Additives-Modified Electrodeposition for Synthesis of Hydrophobic Cu/Cu₂O with Ag Single Atoms to Drive CO₂ Electroreduction

Copper-based electrocatalysts are recognized as crucial catalysts for CO₂ electroreduction into multi-carbon products. However, achieving copper-based electrocatalysts with adjustable valences via one-step facile synthesis remains a challenge. In this study, Cu/Cu₂O heterostructure is constructed by adjusting the anion species of the Cu ions-containing electrolyte during electrodeposition synthesis.

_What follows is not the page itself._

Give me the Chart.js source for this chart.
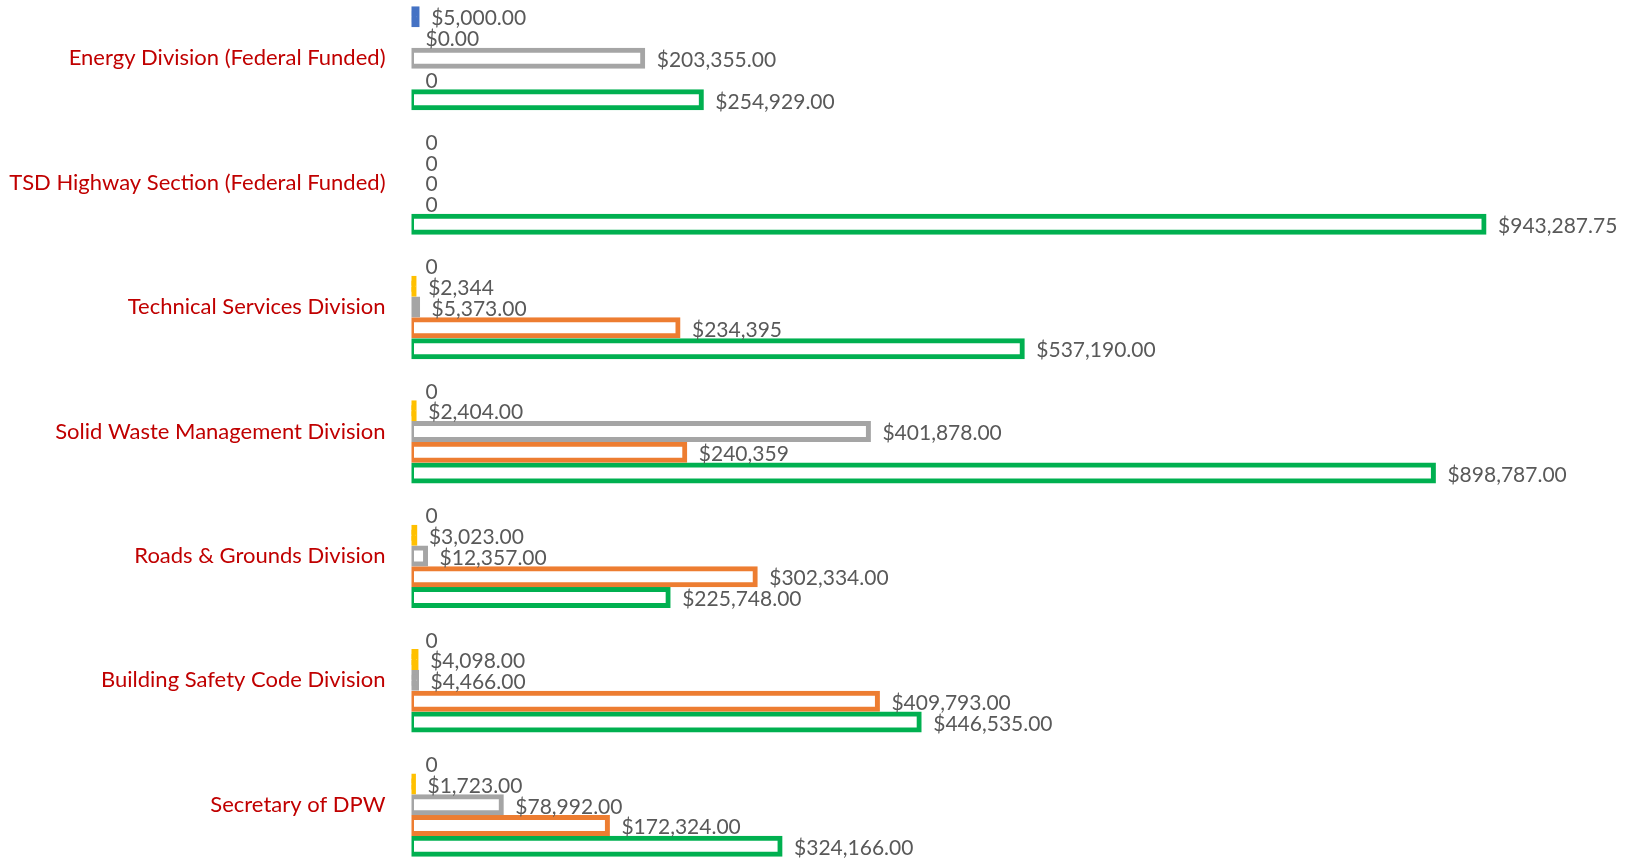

Then, Cu/Cu₂O with tuned nanoarchitectures ranging from dendrites to polyhedrons is achieved by introducing transition metal ions as additives, leading to an adjustable interfacial microenvironment for CO₂/H₂O adsorption on the Cu/Cu₂O electrodes. Additionally, the polyhedral Cu/Cu₂O catalysts are used as templates for depositing Ag single atoms (Ag_SA), which are known as synergistic active sites for promoting ^*CO to ^*COH toward C₂₊ products. The prepared Ag_SA-Cu/Cu₂O catalyst is evaluated in a flow cell and exhibited a FE_C2+ of 90.2% and a partial current density (jc₂₊) of 426.6 mA cm⁻² for CO₂ electroreduction. As revealed by in situ Raman spectra and density functional theory calculations, the introduction of Ag single atoms slows down the reduction of Cu⁺ during CO₂ electroreduction, especially at a high current density. This work provides a promising paradigm for diverse control of the compositions and hydrophobicity of Cu-based catalysts for selective CO₂ electroreduction to C₂₊ products.